Those of you who have known me for a long time know that Christmas Eve Day used to be my special holiday with my dad. We would go out for lunch and people-watch and maybe buy a last stocking stuffer or two (but maybe not). The important part was that we would spend time together talking over the year we’d had and the year to come. My dad talked to me about his work from the time I was in the late single digits, and took me seriously when I talked about mine, so he made space from very early on for me to talk about what I was hoping to do in my writing and what I thought I had done. And it was very cool and very useful, and I miss Dad but also I miss this.

I am really, really resistant to anyone acting as Substitute Dad. (No, more resistant than that. Seriously.) But as I said to T when I was talking about this earlier this season, “I don’t have special lunch with anybody else on Christmas Eve now…but I still have to eat lunch.” And that analogy is kind of where I am with the stock-taking part: I’m not going to have a special lunch with one other person to do this stuff, but it’s still really good for me from time to time to sit down and think about the big picture. From time to time.

Some friends were looking at doing prompts from year-end assessment projects, but when I looked at this, they were far more general life stuff than I wanted. I have no objection to taking stock of one’s life! Sometimes a great idea! But it’s not the same thing as looking at one’s creative work in specific. The two definitely inform each other, it’s just that the general-purpose “what travel plans do I have in 2023?” “who do I want to see more of in 2023?” questions feel like questions for a different time to me right now. Some of the cues for self-reflection and planning in a more general sense can be repurposed for a more focused one for creative work. But others just felt extraneous and beside the point.

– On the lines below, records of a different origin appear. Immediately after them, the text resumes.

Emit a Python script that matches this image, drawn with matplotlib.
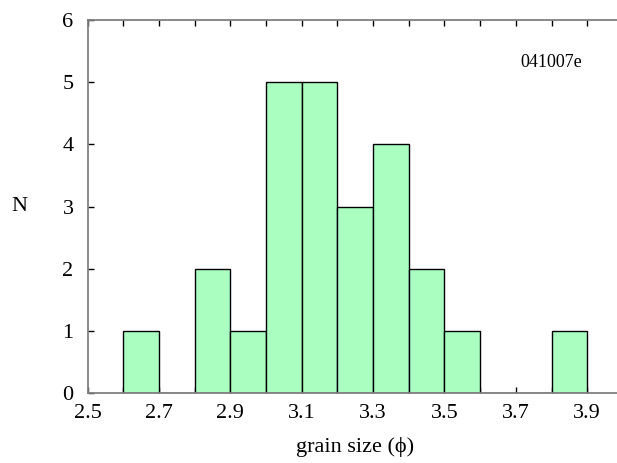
import matplotlib
matplotlib.use('Agg')
import matplotlib.pyplot as plt
import numpy as np

# histogram of grain size, bin width 0.1 phi
bin_left = [2.6, 2.7, 2.8, 2.9, 3.0, 3.1, 3.2, 3.3, 3.4, 3.5, 3.6, 3.7, 3.8]
counts = [1, 0, 2, 1, 5, 5, 3, 4, 2, 1, 0, 0, 1]
xtick_vals = [2.5, 2.7, 2.9, 3.1, 3.3, 3.5, 3.7, 3.9]
ytick_vals = [0, 1, 2, 3, 4, 5, 6]
sample_id = '041007e'

plt.rcParams['font.family'] = ['Liberation Serif', 'DejaVu Serif']

fig = plt.figure(figsize=(6.17, 4.63), dpi=100)
# axes run slightly past the right edge of the figure, as in the original
ax = fig.add_axes([87.5/617, (463-393.3)/463, (535.5)/617, (393.3-20)/463])

ax.bar(bin_left, counts, width=0.1, align='edge', color='#aaffc0',
       edgecolor='black', linewidth=1.0, zorder=2)

ax.set_xlim(2.5, 4.0)
ax.set_ylim(0, 6)
ax.set_xticks(xtick_vals)
ax.set_xticklabels(['%.1f' % v for v in xtick_vals])
ax.set_xticks(np.round(np.arange(2.6, 4.0, 0.2), 1), minor=True)
ax.set_yticks(ytick_vals)

for s in ['left', 'top', 'bottom']:
    ax.spines[s].set_color('#808080')
    ax.spines[s].set_linewidth(1.3)
ax.spines['right'].set_visible(False)

ax.tick_params(which='both', direction='in', length=4, width=1.0, color='black',
               top=True, bottom=True, left=True, right=False, labelsize=16)
ax.tick_params(axis='x', pad=8)
ax.tick_params(axis='y', pad=10)

ax.text(3.80, 5.32, sample_id, fontsize=13, ha='center', va='center')
ax.set_xlabel('grain size (\u03d5)', fontsize=16, labelpad=10)
ax.set_ylabel('N', fontsize=16, rotation=0, labelpad=31, va='center')

fig.savefig('out.png', dpi=100)
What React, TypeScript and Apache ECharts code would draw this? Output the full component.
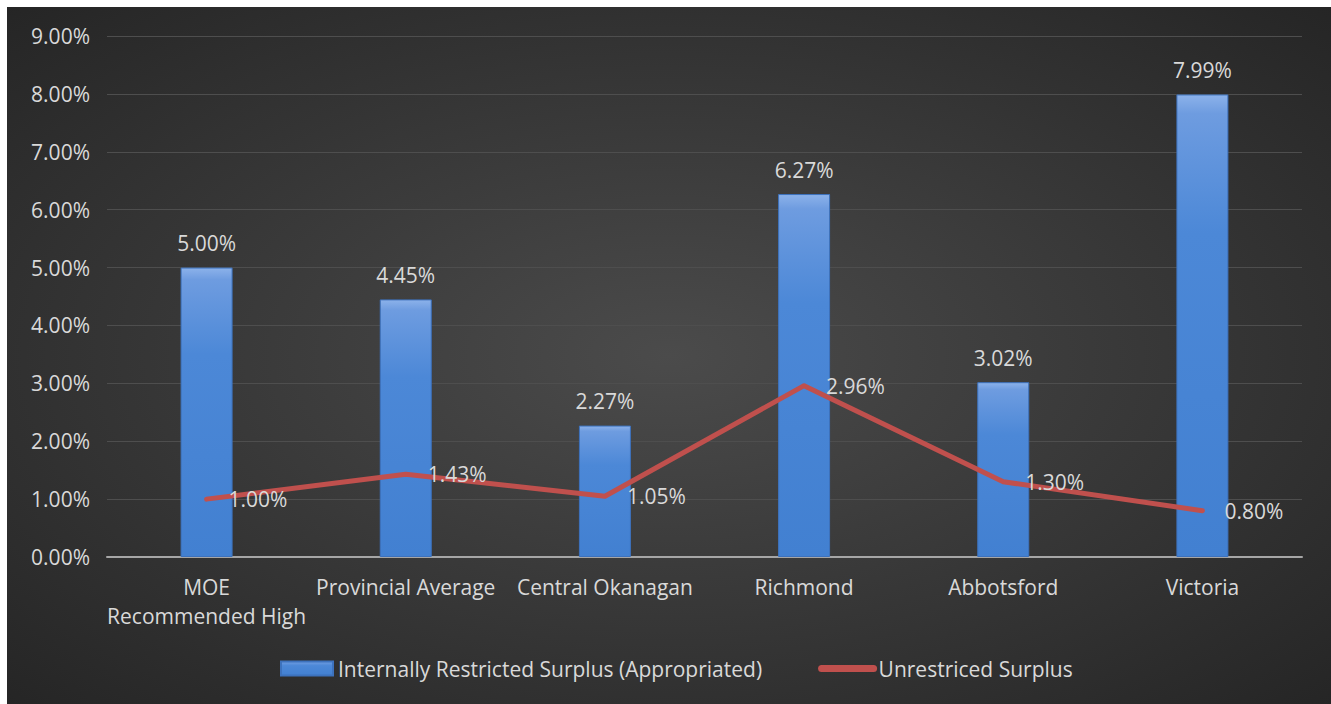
import React, { useEffect, useRef } from "react";
import * as echarts from "echarts";

const categories = [
  "MOE\nRecommended High",
  "Provincial Average",
  "Central Okanagan",
  "Richmond",
  "Abbotsford",
  "Victoria",
];
const restrictedSurplus = [5.0, 4.45, 2.27, 6.27, 3.02, 7.99];
const unrestrictedSurplus = [1.0, 1.43, 1.05, 2.96, 1.3, 0.8];
const seriesNames = ["Internally Restricted Surplus (Appropriated)", "Unrestriced Surplus"];

const FONT = "'Open Sans', sans-serif";
const TEXT = "#d9d9d9";
const RED = "#c0504d";
const SIZE = 21;
const pct = (v: number) => Number(v).toFixed(2) + "%";

export default function App() {
  const ref = useRef<HTMLDivElement>(null);

  useEffect(() => {
    if (!ref.current) return;
    const chart = echarts.init(ref.current, null, { renderer: "svg" });
    chart.setOption({
      animation: false,
      backgroundColor: {
        type: "radial",
        x: 0.5,
        y: 0.5,
        r: 0.75,
        colorStops: [
          { offset: 0, color: "#4b4b4b" },
          { offset: 1, color: "#232323" },
        ],
      },
      textStyle: { fontFamily: FONT },
      grid: { left: 100, right: 29, top: 29, bottom: 147 },
      legend: {
        bottom: 20,
        left: 268,
        itemWidth: 52,
        itemHeight: 14,
        itemGap: 56,
        textStyle: { color: TEXT, fontSize: SIZE, fontFamily: FONT },
        data: [
          { name: seriesNames[0], icon: "rect" },
          {
            name: seriesNames[1],
            itemStyle: { opacity: 0 },
            lineStyle: { width: 7, cap: "round" },
          },
        ],
      },
      xAxis: {
        type: "category",
        data: categories,
        axisTick: { show: false },
        axisLine: { lineStyle: { color: "#a6a6a6", width: 2 } },
        axisLabel: {
          color: TEXT,
          fontSize: SIZE,
          fontFamily: FONT,
          margin: 15,
          lineHeight: 29,
          interval: 0,
        },
      },
      yAxis: {
        type: "value",
        min: 0,
        max: 9,
        interval: 1,
        axisLine: { show: false },
        axisTick: { show: false },
        splitLine: { lineStyle: { color: "#4e4e4e", width: 1 } },
        axisLabel: {
          color: TEXT,
          fontSize: SIZE,
          fontFamily: FONT,
          margin: 17,
          formatter: (v: number) => pct(v),
        },
      },
      series: [
        {
          name: seriesNames[0],
          type: "bar",
          data: restrictedSurplus,
          barWidth: 52,
          itemStyle: {
            color: {
              type: "linear",
              x: 0,
              y: 0,
              x2: 0,
              y2: 1,
              colorStops: [
                { offset: 0, color: "#8cb2ea" },
                { offset: 0.04, color: "#6e9ce0" },
                { offset: 0.3, color: "#4c88d7" },
                { offset: 1, color: "#4280d1" },
              ],
            },
            borderColor: "#3d72bd",
            borderWidth: 1,
          },
          label: {
            show: true,
            position: "top",
            distance: 14,
            color: TEXT,
            fontSize: SIZE,
            fontFamily: FONT,
            formatter: (p: any) => pct(p.value),
          },
        },
        {
          name: seriesNames[1],
          type: "line",
          data: unrestrictedSurplus,
          symbol: "none",
          lineStyle: { color: RED, width: 5, cap: "round", join: "round" },
          itemStyle: { color: RED },
          z: 3,
        },
        {
          // value labels for the line, placed to the right of each point
          type: "scatter",
          data: unrestrictedSurplus,
          symbolSize: 0,
          silent: true,
          z: 4,
          itemStyle: { opacity: 1, color: RED },
          label: {
            show: true,
            position: "right",
            distance: 22,
            color: TEXT,
            opacity: 1,
            fontSize: SIZE,
            fontFamily: FONT,
            formatter: (p: any) => pct(p.value),
          },
        },
      ],
    });
    return () => chart.dispose();
  }, []);

  return (
    <div style={{ position: "fixed", left: 0, top: 0, width: 1331, height: 704, background: "#ffffff" }}>
      <div ref={ref} style={{ position: "absolute", left: 7, top: 7, width: 1324, height: 697 }} />
    </div>
  );
}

This is all a work in progress. I’m not done with this yet, and some prompts worked better for me in this moment than others. But here’s what I ended up with, in case it helps anyone else. I found that it works better for me to be as concrete and as specific in my answers as possible and to limit myself to things that I can do, not things other people might do or reactions other people might have. Here you go:
What do I trust in my work
What am I proud of in this year’s work
Where do I want to be brave in next year’s work
Where will I draw energy for next year’s work
What will I love in next year’s work
One big dream for my work next year [this is one where it’s easy not to be concrete/specific, and useful to fight that urge]
What was fun this year
What kind of fun do I want to have next year
Best thing I discovered about my work
What I want to write (subcategories: poetry, nonfiction, fiction)
For each item on my project list: how do I feel about this project right now? What do I need in order to make progress on it? What do I need in order to make it feel really great?

I am sometimes extremely resistant to doing this. I have written two new short stories and two poems this week as acts of avoidance of doing this. That’s no bad thing: now I have four new things I’ve written that I had not written last week. More of this may happen before I’ve finished the prompt list. That’s okay. I’m patient, by which I mean I’m stubborn. And if this doesn’t work, I’ll try something different.